Je n’ai jamais adhéré à l’idée que le succès populaire des mondes imaginaires témoignait du désir d’échapper à une réalité trop âpre. Au contraire, les meilleurs univers de fiction à mes yeux sont ceux qui servent de scène à des engagements politiques qui nous évitent de baisser les bras. Ceci dit, après la terrible année 2024 et son flot de guerres, de catastrophes climatiques et de reculs démocratiques presque partout dans le monde, nos cerveaux ont bien besoin d’une dose d’émerveillement.
Comme je le constatais déjà l’an passé, les plaisirs familiaux et défis professionnels ont beaucoup rogné sur le temps d’évasion par la lecture, le visionnage ou l’expérience ludique en 2024. Restons patients et prudents pour 2025 ; les nuits devraient être hachées et les journées bien occupées pour quelques temps encore… Toutefois, parmi les rares films ou séries regardées ces derniers mois, nous avons débuté l’année par le rattrapage de la première saison d’Arcane et fini en décembre par le final de la seconde.
Arcane est une série d’animation dérivée de League of Legends, le phénomène des compétitions internationales d’e-sport… que je connais très mal. Le lore de cet univers de Runeterra m’échappe, et avec lui certaines clés scénaristiques de la série. L’intrigue pour l’essentiel se concentre sur deux héroïnes du jeu vidéo, Vi et Jinx. Les sœurs orphelines empruntent des trajectoires divergentes pour apaiser leurs peines et trouver un brin de justice dans les cités jumelles et opposées de Zaun la malfamée et Piltover la privilégiée.

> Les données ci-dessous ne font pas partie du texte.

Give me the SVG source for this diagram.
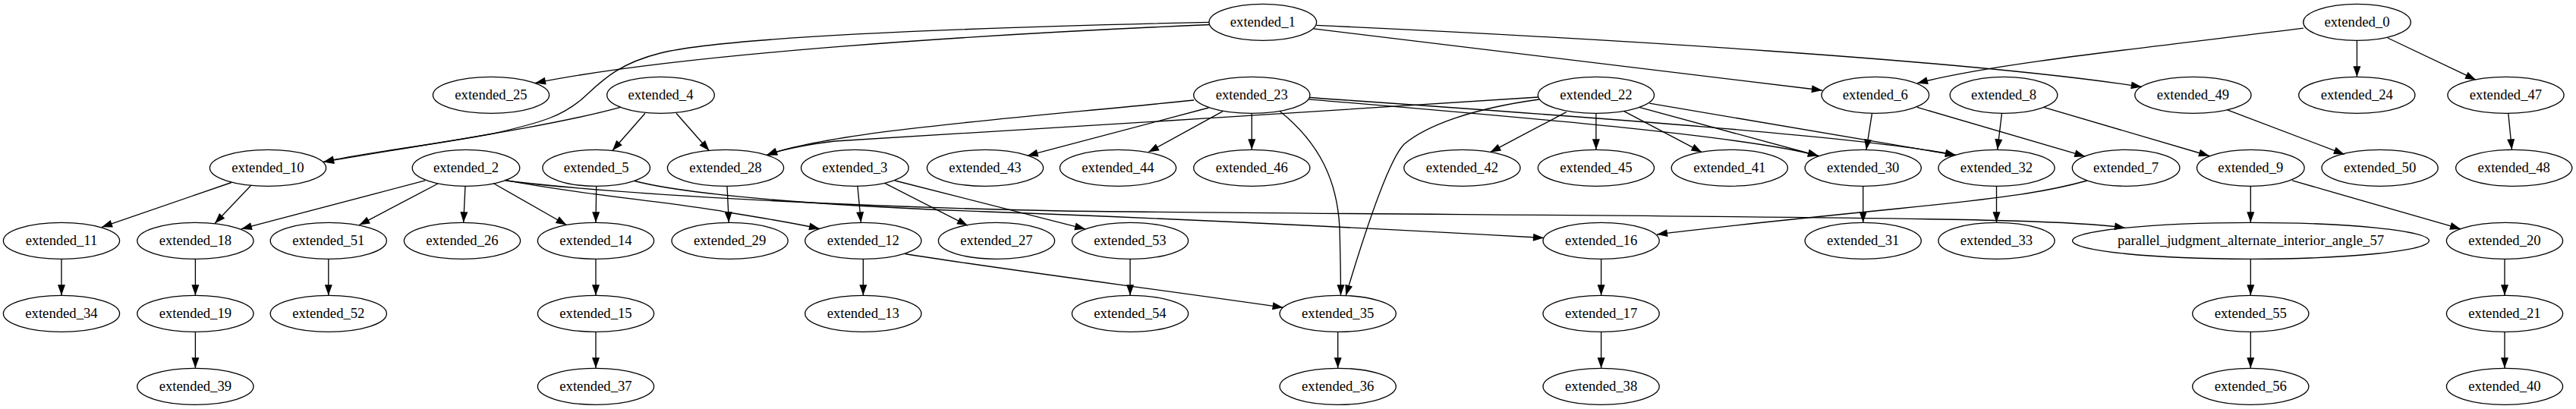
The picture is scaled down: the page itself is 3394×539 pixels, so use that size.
<svg xmlns="http://www.w3.org/2000/svg" width="3394" height="539" viewBox="0 0 3394 539">
<style>
.n ellipse{fill:none;stroke:#000;stroke-width:1.33}
.n text{font-family:"Liberation Serif","Times New Roman",serif;font-size:18.67px;text-anchor:middle;fill:#000}
#edges path{fill:none;stroke:#000;stroke-width:1.33;marker-end:url(#arr)}
</style>
<defs>
<marker id="arr" markerUnits="userSpaceOnUse" viewBox="0 0 14 10" markerWidth="14" markerHeight="10" refX="14" refY="5" orient="auto" overflow="visible"><path d="M0,0 L14,5 L0,10 Z" fill="#000"/></marker>
</defs>
<rect x="0" y="0" width="3394" height="539" fill="#fff"/>
<g id="edges">
<path d="M1594,32.5 C1300,45 900,70 705,109.5"/>
<path d="M1593,29.3 C1250,37 950,50 870,70 C810,85 790,110 765,132 C740,152 720,160 650,176 C560,193 480,201 426,213.5"/>
<path d="M817.4,141.4 C720,168 560,190 426,213.5"/>
<path d="M1730.8,37.9 L2400.9,119"/>
<path d="M1734.4,33.4 C2100,50 2600,80 2821.8,114.5"/>
<path d="M3034.8,37.2 C2800,66 2620,85 2526,109.7"/>
<path d="M3105.4,53.3 L3105.4,101.3"/>
<path d="M3145.9,50 L3262.1,105.2"/>
<path d="M3304.8,149.3 L3309.5,197.3"/>
<path d="M2934.7,144.8 L3088.9,203.4"/>
<path d="M850,149.3 L806.8,198.5"/>
<path d="M891,149.3 L934.5,198.8"/>
<path d="M1573,132 C1350,155 1100,172 1010,204.5"/>
<path d="M2027,128 C1800,145 1250,175 1100,186 C1060,191 1030,197 1010,204.5"/>
<path d="M2028,131 C1940,143 1880,165 1850,190 C1830,210 1800,300 1773.2,389.5"/>
<path d="M1686.2,146.6 C1740,190 1762,240 1765,300 C1766,340 1766.5,370 1766.5,389.3"/>
<path d="M1592.4,142 L1353.6,205.2"/>
<path d="M1611.2,146.6 L1513,200.5"/>
<path d="M1649.3,149.3 L1649.3,197.3"/>
<path d="M1724,130.8 C1950,150 2300,178 2396,205.5"/>
<path d="M1725,128.5 C2000,148 2450,178 2577,204.5"/>
<path d="M2063.8,147.6 L1963.4,200.7"/>
<path d="M2102.9,149.3 L2102.9,197.3"/>
<path d="M2139.7,146.6 L2242.4,200.7"/>
<path d="M2159.8,141.4 L2396,205.5"/>
<path d="M2173.2,136.2 L2577,204.5"/>
<path d="M2466.5,149.3 L2458.9,197.5"/>
<path d="M2525.9,141.4 L2747.3,206.2"/>
<path d="M2637.5,149.3 L2631.7,197.3"/>
<path d="M2692.7,141.4 L2911,205.5"/>
<path d="M305,240.5 L134,299.3"/>
<path d="M331,244 L283,294.5"/>
<path d="M560.3,237.9 L317.9,301.7"/>
<path d="M577,242 L473.2,296.6"/>
<path d="M613,245.3 L610.7,293.3"/>
<path d="M650,241.5 L746.5,296.5"/>
<path d="M665.2,237.2 C750,255 900,268 960,280 C1010,288 1050,295 1080,301.4"/>
<path d="M666,238 C800,255 1100,272 1400,278 C1800,283 2400,284 2650,291 C2720,293 2770,296 2800,300.3"/>
<path d="M836,238.5 C880,250 1000,268 1300,279 C1600,290 1900,306 2034,313.5"/>
<path d="M2750,238 C2700,252 2650,260 2500,275 C2350,290 2250,300 2183,309"/>
<path d="M1129.9,245.3 L1134.4,293.3"/>
<path d="M1165.6,241.4 L1275,297.2"/>
<path d="M1179,238 L1430,301.8"/>
<path d="M958,245.3 L960.3,293.3"/>
<path d="M785.7,245.3 L785,293.3"/>
<path d="M1192.4,334.5 C1300,352 1500,378 1690.6,405.2"/>
<path d="M2965.3,245.3 L2965.3,293.3"/>
<path d="M3020.1,237.9 L3242,301.7"/>
<path d="M2454.7,245.3 L2454.7,293.3"/>
<path d="M2630.5,245.3 L2630.5,293.3"/>
<path d="M81,341.3 L81,389.3"/>
<path d="M257.4,341.3 L257.4,389.3"/>
<path d="M432.8,341.3 L432.8,389.3"/>
<path d="M785,341.3 L785,389.3"/>
<path d="M1137.3,341.3 L1137.3,389.3"/>
<path d="M1489,341.3 L1489,389.3"/>
<path d="M2109.6,341.3 L2109.6,389.3"/>
<path d="M2965.3,341.3 L2965.3,389.3"/>
<path d="M3300,341.3 L3300,389.3"/>
<path d="M257.4,437.3 L257.4,485.3"/>
<path d="M785,437.3 L785,485.3"/>
<path d="M1762.7,437.3 L1762.7,485.3"/>
<path d="M2109.6,437.3 L2109.6,485.3"/>
<path d="M2965.3,437.3 L2965.3,485.3"/>
<path d="M3300,437.3 L3300,485.3"/>
</g>
<g id="extended_1" class="n"><ellipse cx="1663.8" cy="29.3" rx="70.8" ry="24"/><text x="1663.8" y="35.3">extended_1</text></g>
<g id="extended_0" class="n"><ellipse cx="3105.5" cy="29.3" rx="70.8" ry="24"/><text x="3105.5" y="35.3">extended_0</text></g>
<g id="extended_25" class="n"><ellipse cx="647" cy="125.3" rx="76.6" ry="24"/><text x="647" y="131.3">extended_25</text></g>
<g id="extended_4" class="n"><ellipse cx="870.5" cy="125.3" rx="70.8" ry="24"/><text x="870.5" y="131.3">extended_4</text></g>
<g id="extended_23" class="n"><ellipse cx="1649.3" cy="125.3" rx="76.6" ry="24"/><text x="1649.3" y="131.3">extended_23</text></g>
<g id="extended_22" class="n"><ellipse cx="2102.9" cy="125.3" rx="76.6" ry="24"/><text x="2102.9" y="131.3">extended_22</text></g>
<g id="extended_6" class="n"><ellipse cx="2470.8" cy="125.3" rx="70.8" ry="24"/><text x="2470.8" y="131.3">extended_6</text></g>
<g id="extended_8" class="n"><ellipse cx="2640" cy="125.3" rx="70.8" ry="24"/><text x="2640" y="131.3">extended_8</text></g>
<g id="extended_49" class="n"><ellipse cx="2889.4" cy="125.3" rx="76.6" ry="24"/><text x="2889.4" y="131.3">extended_49</text></g>
<g id="extended_24" class="n"><ellipse cx="3105.3" cy="125.3" rx="76.6" ry="24"/><text x="3105.3" y="131.3">extended_24</text></g>
<g id="extended_47" class="n"><ellipse cx="3301.5" cy="125.3" rx="76.6" ry="24"/><text x="3301.5" y="131.3">extended_47</text></g>
<g id="extended_10" class="n"><ellipse cx="353" cy="221.3" rx="76.6" ry="24"/><text x="353" y="227.3">extended_10</text></g>
<g id="extended_2" class="n"><ellipse cx="614" cy="221.3" rx="70.8" ry="24"/><text x="614" y="227.3">extended_2</text></g>
<g id="extended_5" class="n"><ellipse cx="785.7" cy="221.3" rx="70.8" ry="24"/><text x="785.7" y="227.3">extended_5</text></g>
<g id="extended_28" class="n"><ellipse cx="956" cy="221.3" rx="76.6" ry="24"/><text x="956" y="227.3">extended_28</text></g>
<g id="extended_3" class="n"><ellipse cx="1126.3" cy="221.3" rx="70.8" ry="24"/><text x="1126.3" y="227.3">extended_3</text></g>
<g id="extended_43" class="n"><ellipse cx="1298" cy="221.3" rx="76.6" ry="24"/><text x="1298" y="227.3">extended_43</text></g>
<g id="extended_44" class="n"><ellipse cx="1473" cy="221.3" rx="76.6" ry="24"/><text x="1473" y="227.3">extended_44</text></g>
<g id="extended_46" class="n"><ellipse cx="1649.3" cy="221.3" rx="76.6" ry="24"/><text x="1649.3" y="227.3">extended_46</text></g>
<g id="extended_42" class="n"><ellipse cx="1926.4" cy="221.3" rx="76.6" ry="24"/><text x="1926.4" y="227.3">extended_42</text></g>
<g id="extended_45" class="n"><ellipse cx="2102.9" cy="221.3" rx="76.6" ry="24"/><text x="2102.9" y="227.3">extended_45</text></g>
<g id="extended_41" class="n"><ellipse cx="2278.8" cy="221.3" rx="76.6" ry="24"/><text x="2278.8" y="227.3">extended_41</text></g>
<g id="extended_30" class="n"><ellipse cx="2454.7" cy="221.3" rx="76.6" ry="24"/><text x="2454.7" y="227.3">extended_30</text></g>
<g id="extended_32" class="n"><ellipse cx="2630.5" cy="221.3" rx="76.6" ry="24"/><text x="2630.5" y="227.3">extended_32</text></g>
<g id="extended_7" class="n"><ellipse cx="2801.1" cy="221.3" rx="70.8" ry="24"/><text x="2801.1" y="227.3">extended_7</text></g>
<g id="extended_9" class="n"><ellipse cx="2965.3" cy="221.3" rx="70.8" ry="24"/><text x="2965.3" y="227.3">extended_9</text></g>
<g id="extended_50" class="n"><ellipse cx="3135.6" cy="221.3" rx="76.6" ry="24"/><text x="3135.6" y="227.3">extended_50</text></g>
<g id="extended_48" class="n"><ellipse cx="3312.2" cy="221.3" rx="76.6" ry="24"/><text x="3312.2" y="227.3">extended_48</text></g>
<g id="extended_11" class="n"><ellipse cx="81" cy="317.3" rx="76.6" ry="24"/><text x="81" y="323.3">extended_11</text></g>
<g id="extended_18" class="n"><ellipse cx="257.4" cy="317.3" rx="76.6" ry="24"/><text x="257.4" y="323.3">extended_18</text></g>
<g id="extended_51" class="n"><ellipse cx="432.8" cy="317.3" rx="76.6" ry="24"/><text x="432.8" y="323.3">extended_51</text></g>
<g id="extended_26" class="n"><ellipse cx="609" cy="317.3" rx="76.6" ry="24"/><text x="609" y="323.3">extended_26</text></g>
<g id="extended_14" class="n"><ellipse cx="785" cy="317.3" rx="76.6" ry="24"/><text x="785" y="323.3">extended_14</text></g>
<g id="extended_29" class="n"><ellipse cx="961.6" cy="317.3" rx="76.6" ry="24"/><text x="961.6" y="323.3">extended_29</text></g>
<g id="extended_12" class="n"><ellipse cx="1137.3" cy="317.3" rx="76.6" ry="24"/><text x="1137.3" y="323.3">extended_12</text></g>
<g id="extended_27" class="n"><ellipse cx="1313" cy="317.3" rx="76.6" ry="24"/><text x="1313" y="323.3">extended_27</text></g>
<g id="extended_53" class="n"><ellipse cx="1489" cy="317.3" rx="76.6" ry="24"/><text x="1489" y="323.3">extended_53</text></g>
<g id="extended_16" class="n"><ellipse cx="2109.6" cy="317.3" rx="76.6" ry="24"/><text x="2109.6" y="323.3">extended_16</text></g>
<g id="extended_31" class="n"><ellipse cx="2454.7" cy="317.3" rx="76.6" ry="24"/><text x="2454.7" y="323.3">extended_31</text></g>
<g id="extended_33" class="n"><ellipse cx="2630.5" cy="317.3" rx="76.6" ry="24"/><text x="2630.5" y="323.3">extended_33</text></g>
<g id="parallel_judgment_alternate_interior_angle_57" class="n"><ellipse cx="2965.5" cy="317.3" rx="234.9" ry="24"/><text x="2965.5" y="323.3">parallel_judgment_alternate_interior_angle_57</text></g>
<g id="extended_20" class="n"><ellipse cx="3300" cy="317.3" rx="76.6" ry="24"/><text x="3300" y="323.3">extended_20</text></g>
<g id="extended_34" class="n"><ellipse cx="81" cy="413.3" rx="76.6" ry="24"/><text x="81" y="419.3">extended_34</text></g>
<g id="extended_19" class="n"><ellipse cx="257.4" cy="413.3" rx="76.6" ry="24"/><text x="257.4" y="419.3">extended_19</text></g>
<g id="extended_52" class="n"><ellipse cx="432.8" cy="413.3" rx="76.6" ry="24"/><text x="432.8" y="419.3">extended_52</text></g>
<g id="extended_15" class="n"><ellipse cx="785" cy="413.3" rx="76.6" ry="24"/><text x="785" y="419.3">extended_15</text></g>
<g id="extended_13" class="n"><ellipse cx="1137.3" cy="413.3" rx="76.6" ry="24"/><text x="1137.3" y="419.3">extended_13</text></g>
<g id="extended_54" class="n"><ellipse cx="1489" cy="413.3" rx="76.6" ry="24"/><text x="1489" y="419.3">extended_54</text></g>
<g id="extended_35" class="n"><ellipse cx="1762.7" cy="413.3" rx="76.6" ry="24"/><text x="1762.7" y="419.3">extended_35</text></g>
<g id="extended_17" class="n"><ellipse cx="2109.6" cy="413.3" rx="76.6" ry="24"/><text x="2109.6" y="419.3">extended_17</text></g>
<g id="extended_55" class="n"><ellipse cx="2965.3" cy="413.3" rx="76.6" ry="24"/><text x="2965.3" y="419.3">extended_55</text></g>
<g id="extended_21" class="n"><ellipse cx="3300" cy="413.3" rx="76.6" ry="24"/><text x="3300" y="419.3">extended_21</text></g>
<g id="extended_39" class="n"><ellipse cx="257.4" cy="509.3" rx="76.6" ry="24"/><text x="257.4" y="515.3">extended_39</text></g>
<g id="extended_37" class="n"><ellipse cx="785" cy="509.3" rx="76.6" ry="24"/><text x="785" y="515.3">extended_37</text></g>
<g id="extended_36" class="n"><ellipse cx="1762.7" cy="509.3" rx="76.6" ry="24"/><text x="1762.7" y="515.3">extended_36</text></g>
<g id="extended_38" class="n"><ellipse cx="2109.6" cy="509.3" rx="76.6" ry="24"/><text x="2109.6" y="515.3">extended_38</text></g>
<g id="extended_56" class="n"><ellipse cx="2965.3" cy="509.3" rx="76.6" ry="24"/><text x="2965.3" y="515.3">extended_56</text></g>
<g id="extended_40" class="n"><ellipse cx="3300" cy="509.3" rx="76.6" ry="24"/><text x="3300" y="515.3">extended_40</text></g>
</svg>
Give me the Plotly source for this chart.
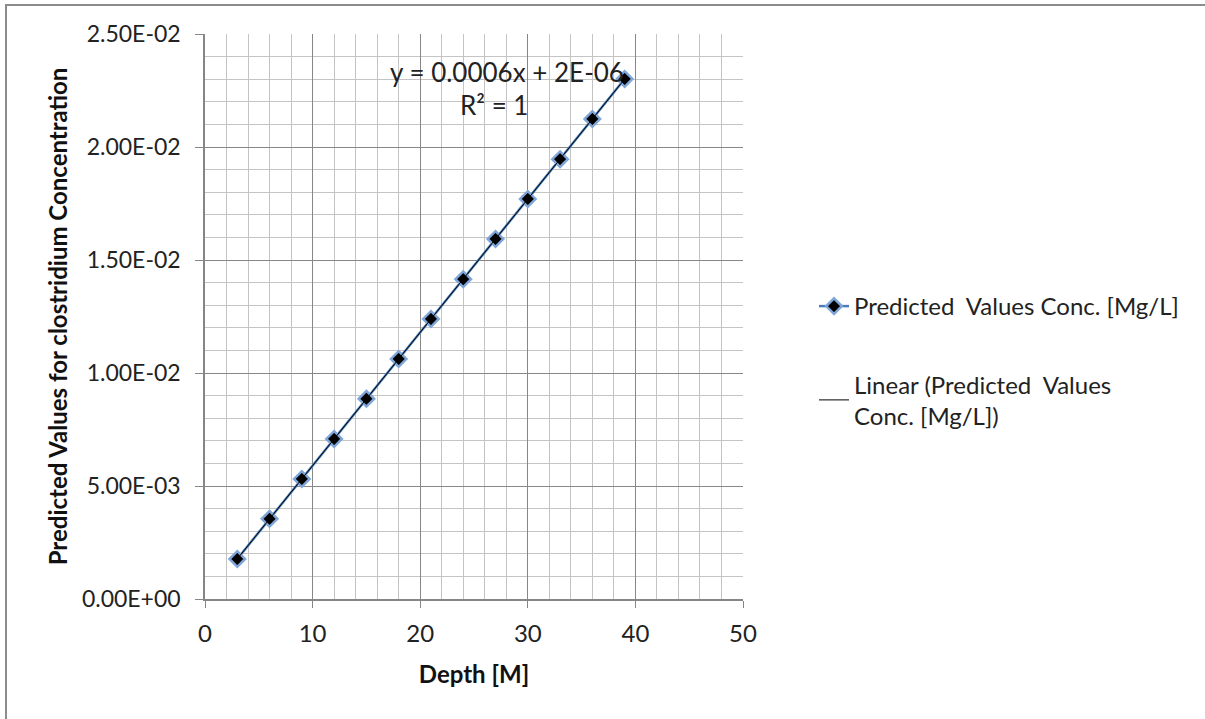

Au-delà de l’intrigue et ses protagonistes en quête de pouvoir ou de savoir, d’équilibre ou de vengeance dans ce monde où science et magie s’imbriquent dans de puissants et dangereux artefacts technologiques, c’est l’excellence et la variété de l’animation qui nous transporte. L’esthétique steam-punk ici déployée déborde de nuances. Chaque épisode contient des scènes exploitant une pluralité de styles graphiques, allant de nostalgiques aquarelles aux prouesses frénétiques en 3D en passant par des palettes bichromatiques et des explosions de couleurs. Il a fallu plus de huit années de développement au studio français Fortiche Production – cocorico ! – pour concevoir les dix-huit épisodes qui ont été acclamés par les critiques et ont battu des records de vues sur Netflix à travers le monde. Un véritable travail d’orfèvres.